# NEC Code to Bring to Exam?



## yellowjacket03 (Oct 29, 2009)

I plan to take the Power test in April. I have a copy of the 2002 NEC Code. Do you think I will need the 2008 edition? I've been able to answer sample questions using the 2002 and don't know if there are any major changes in the 2008 edition.


----------



## Flyer_PE (Oct 29, 2009)

^ You will need the 2008 edition. To illustrate the point, if you have the old (pre-2008) NCEES sample exam, try answering the NEC questions with either the 2005 or 2008 editions of the NEC. With a document that size, you don't have to have major changes to lead you astray on the exam. Minor ones will do the trick just fine.


----------



## wilheldp_PE (Oct 29, 2009)

Ditto. The practice problems are from old tests that have been retired (i.e. they likely required a different version of the NEC). You may do well with the 2002 on the practice problems, but it could come back to bite you on the current exam which uses the 2008 NEC.


----------



## Kuku (Nov 3, 2009)

You'd be OK with the 2005 version in my opinion.

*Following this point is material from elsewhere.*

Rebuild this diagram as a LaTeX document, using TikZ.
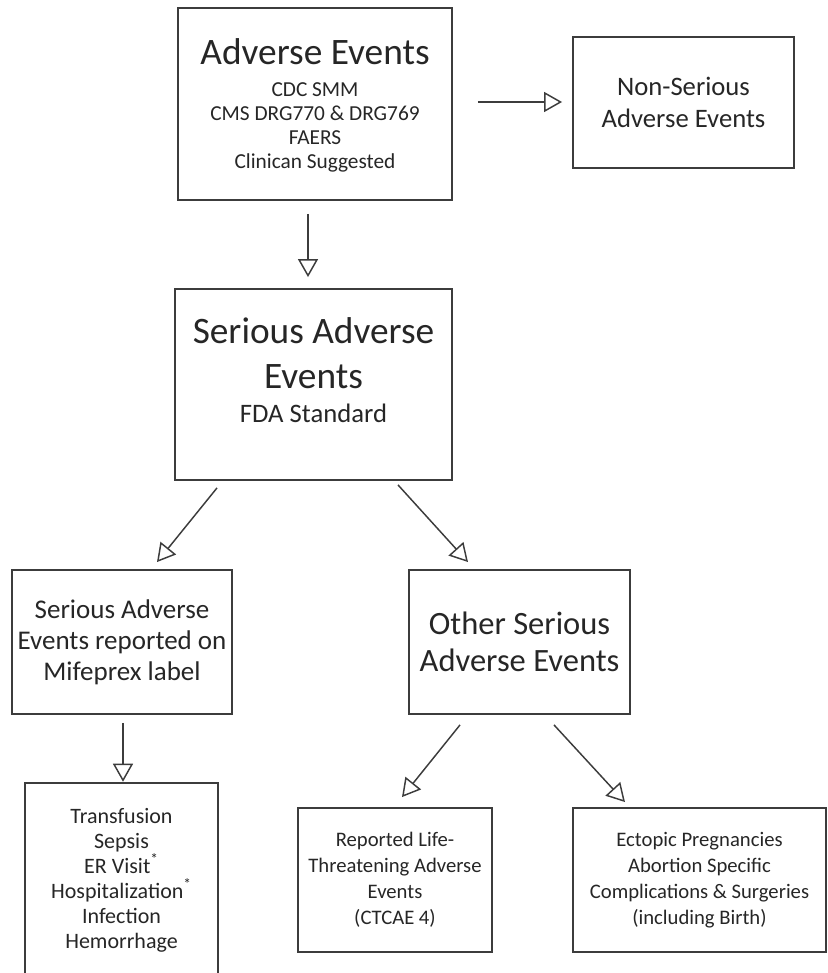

I don't believe they would ask questions that would have changed between the '05 and the '08. A lot of the questions will be looking things up in tables, which haven't changed in decades.


----------



## Mike in Gastonia (Nov 3, 2009)

Here's what it says on ncees website:



> _Code information required to solve questions will be consistent with the last edition of the code issued before the year of the exam. Exams given in 2009 will reference the 2008 National Electrical Code® (NEC®)._


----------



## Jiggalolo (Jan 14, 2010)

To be on the safe side, I'd go with NEC 2008 Handbook. When I took the exam, I saw many people especially the old timers using very old copies of the NEC, even earlier than 2002.


----------